- TASK INSTRUCTIONS: Retype nothing but the lines from the start of the material up to and including the line with "const chart = echarts.init(document.getElementById('chart'));". Pictures don't belong in the copy.

- SUPPLIED DATA:
• • • •

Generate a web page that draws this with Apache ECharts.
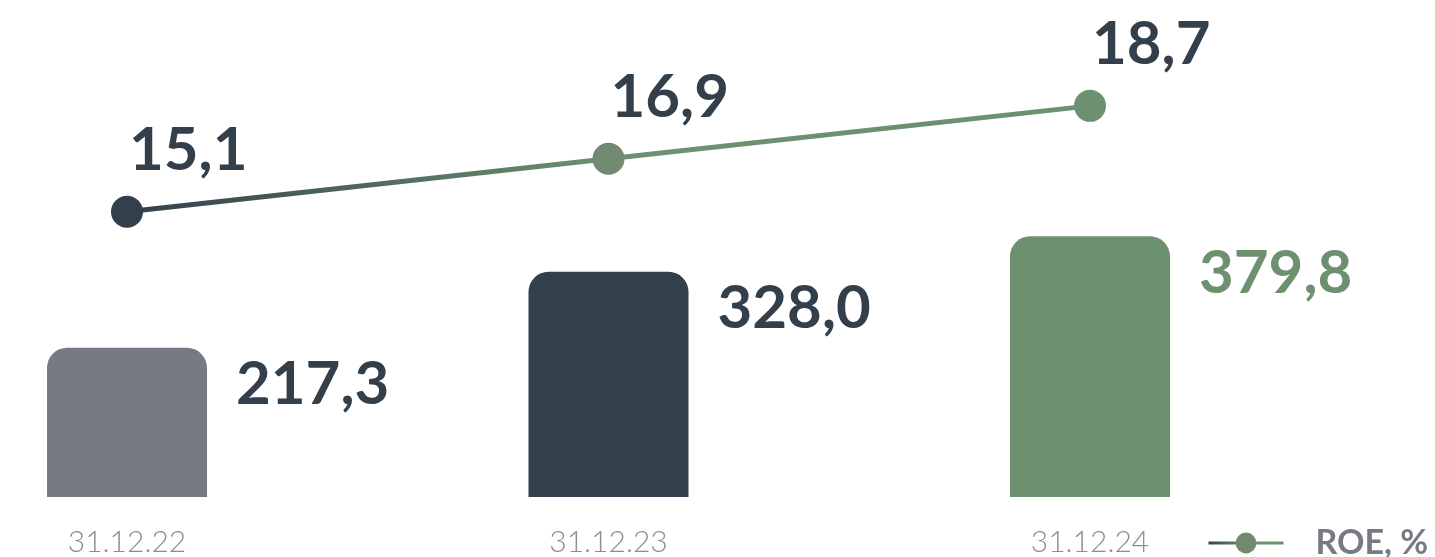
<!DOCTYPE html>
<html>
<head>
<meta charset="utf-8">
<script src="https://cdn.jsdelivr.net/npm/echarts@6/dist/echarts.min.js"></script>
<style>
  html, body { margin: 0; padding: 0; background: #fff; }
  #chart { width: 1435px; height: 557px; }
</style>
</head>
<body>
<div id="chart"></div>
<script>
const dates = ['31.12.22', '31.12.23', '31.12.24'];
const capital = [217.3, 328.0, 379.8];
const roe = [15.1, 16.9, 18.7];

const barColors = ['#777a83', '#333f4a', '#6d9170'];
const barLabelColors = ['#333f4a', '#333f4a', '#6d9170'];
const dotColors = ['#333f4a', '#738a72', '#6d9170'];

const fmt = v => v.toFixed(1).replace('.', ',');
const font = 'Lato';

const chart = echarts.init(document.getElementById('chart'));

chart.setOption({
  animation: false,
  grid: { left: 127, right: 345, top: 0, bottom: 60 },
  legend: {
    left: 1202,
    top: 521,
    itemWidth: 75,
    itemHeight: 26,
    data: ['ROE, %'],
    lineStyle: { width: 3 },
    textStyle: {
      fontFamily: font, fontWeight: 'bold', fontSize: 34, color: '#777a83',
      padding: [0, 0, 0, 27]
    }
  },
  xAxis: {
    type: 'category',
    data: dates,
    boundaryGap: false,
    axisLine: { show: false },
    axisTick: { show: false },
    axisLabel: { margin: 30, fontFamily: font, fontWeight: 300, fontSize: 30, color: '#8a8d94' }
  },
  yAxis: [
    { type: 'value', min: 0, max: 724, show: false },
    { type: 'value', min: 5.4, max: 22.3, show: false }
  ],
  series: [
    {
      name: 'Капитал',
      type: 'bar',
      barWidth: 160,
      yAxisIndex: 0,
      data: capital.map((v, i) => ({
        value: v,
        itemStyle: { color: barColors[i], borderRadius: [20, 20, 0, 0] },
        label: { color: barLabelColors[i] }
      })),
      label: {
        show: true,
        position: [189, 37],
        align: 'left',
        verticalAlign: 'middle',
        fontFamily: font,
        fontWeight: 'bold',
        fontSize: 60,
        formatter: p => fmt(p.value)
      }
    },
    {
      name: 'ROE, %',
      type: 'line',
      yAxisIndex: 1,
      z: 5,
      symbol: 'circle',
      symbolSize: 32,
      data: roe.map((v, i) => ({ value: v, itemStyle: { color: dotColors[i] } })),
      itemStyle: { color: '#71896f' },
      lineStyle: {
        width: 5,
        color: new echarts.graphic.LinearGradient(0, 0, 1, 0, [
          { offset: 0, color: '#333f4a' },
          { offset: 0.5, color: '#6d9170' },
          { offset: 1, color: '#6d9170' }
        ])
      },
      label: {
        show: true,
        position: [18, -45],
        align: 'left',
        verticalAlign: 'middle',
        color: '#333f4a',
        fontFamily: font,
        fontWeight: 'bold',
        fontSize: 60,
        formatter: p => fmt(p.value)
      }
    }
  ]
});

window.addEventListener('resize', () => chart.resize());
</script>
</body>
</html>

• • • •

- WRITTEN ANSWER:
Generate a web page that draws this with Apache ECharts.
<!DOCTYPE html>
<html>
<head>
<meta charset="utf-8">
<script src="https://cdn.jsdelivr.net/npm/echarts@6/dist/echarts.min.js"></script>
<style>
  html, body { margin: 0; padding: 0; background: #fff; }
  #chart { width: 1435px; height: 557px; }
</style>
</head>
<body>
<div id="chart"></div>
<script>
const dates = ['31.12.22', '31.12.23', '31.12.24'];
const capital = [217.3, 328.0, 379.8];
const roe = [15.1, 16.9, 18.7];

const barColors = ['#777a83', '#333f4a', '#6d9170'];
const barLabelColors = ['#333f4a', '#333f4a', '#6d9170'];
const dotColors = ['#333f4a', '#738a72', '#6d9170'];

const fmt = v => v.toFixed(1).replace('.', ',');
const font = 'Lato';

const chart = echarts.init(document.getElementById('chart'));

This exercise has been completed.